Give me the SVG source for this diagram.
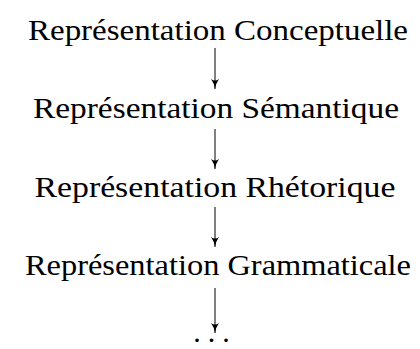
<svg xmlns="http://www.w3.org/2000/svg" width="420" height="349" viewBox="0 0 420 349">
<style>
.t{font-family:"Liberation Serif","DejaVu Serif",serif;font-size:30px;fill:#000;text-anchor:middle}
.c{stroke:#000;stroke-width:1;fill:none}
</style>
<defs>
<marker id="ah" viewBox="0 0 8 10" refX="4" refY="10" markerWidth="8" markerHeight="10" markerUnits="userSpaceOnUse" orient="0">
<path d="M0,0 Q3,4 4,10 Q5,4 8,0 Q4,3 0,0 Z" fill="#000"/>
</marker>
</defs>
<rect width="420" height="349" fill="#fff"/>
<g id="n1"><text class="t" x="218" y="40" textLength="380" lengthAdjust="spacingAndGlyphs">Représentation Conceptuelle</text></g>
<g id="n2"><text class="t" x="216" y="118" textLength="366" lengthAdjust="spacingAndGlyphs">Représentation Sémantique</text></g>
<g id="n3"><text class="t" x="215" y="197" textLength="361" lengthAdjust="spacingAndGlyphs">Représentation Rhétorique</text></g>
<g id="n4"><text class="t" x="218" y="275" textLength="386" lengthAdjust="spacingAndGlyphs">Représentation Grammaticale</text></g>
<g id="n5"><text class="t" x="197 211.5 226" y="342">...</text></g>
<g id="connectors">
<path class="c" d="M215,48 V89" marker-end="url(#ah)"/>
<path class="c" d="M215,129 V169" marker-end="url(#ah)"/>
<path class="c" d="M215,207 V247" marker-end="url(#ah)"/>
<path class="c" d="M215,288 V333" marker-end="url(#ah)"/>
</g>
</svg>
========================================================================
**Task brief**:
Transcribe each line above verbatim, with the pictures left out.

**Expected answer**:
Give me the SVG source for this diagram.
<svg xmlns="http://www.w3.org/2000/svg" width="420" height="349" viewBox="0 0 420 349">
<style>
.t{font-family:"Liberation Serif","DejaVu Serif",serif;font-size:30px;fill:#000;text-anchor:middle}
.c{stroke:#000;stroke-width:1;fill:none}
</style>
<defs>
<marker id="ah" viewBox="0 0 8 10" refX="4" refY="10" markerWidth="8" markerHeight="10" markerUnits="userSpaceOnUse" orient="0">
<path d="M0,0 Q3,4 4,10 Q5,4 8,0 Q4,3 0,0 Z" fill="#000"/>
</marker>
</defs>
<rect width="420" height="349" fill="#fff"/>
<g id="n1"><text class="t" x="218" y="40" textLength="380" lengthAdjust="spacingAndGlyphs">Représentation Conceptuelle</text></g>
<g id="n2"><text class="t" x="216" y="118" textLength="366" lengthAdjust="spacingAndGlyphs">Représentation Sémantique</text></g>
<g id="n3"><text class="t" x="215" y="197" textLength="361" lengthAdjust="spacingAndGlyphs">Représentation Rhétorique</text></g>
<g id="n4"><text class="t" x="218" y="275" textLength="386" lengthAdjust="spacingAndGlyphs">Représentation Grammaticale</text></g>
<g id="n5"><text class="t" x="197 211.5 226" y="342">...</text></g>
<g id="connectors">
<path class="c" d="M215,48 V89" marker-end="url(#ah)"/>
<path class="c" d="M215,129 V169" marker-end="url(#ah)"/>
<path class="c" d="M215,207 V247" marker-end="url(#ah)"/>
<path class="c" d="M215,288 V333" marker-end="url(#ah)"/>
</g>
</svg>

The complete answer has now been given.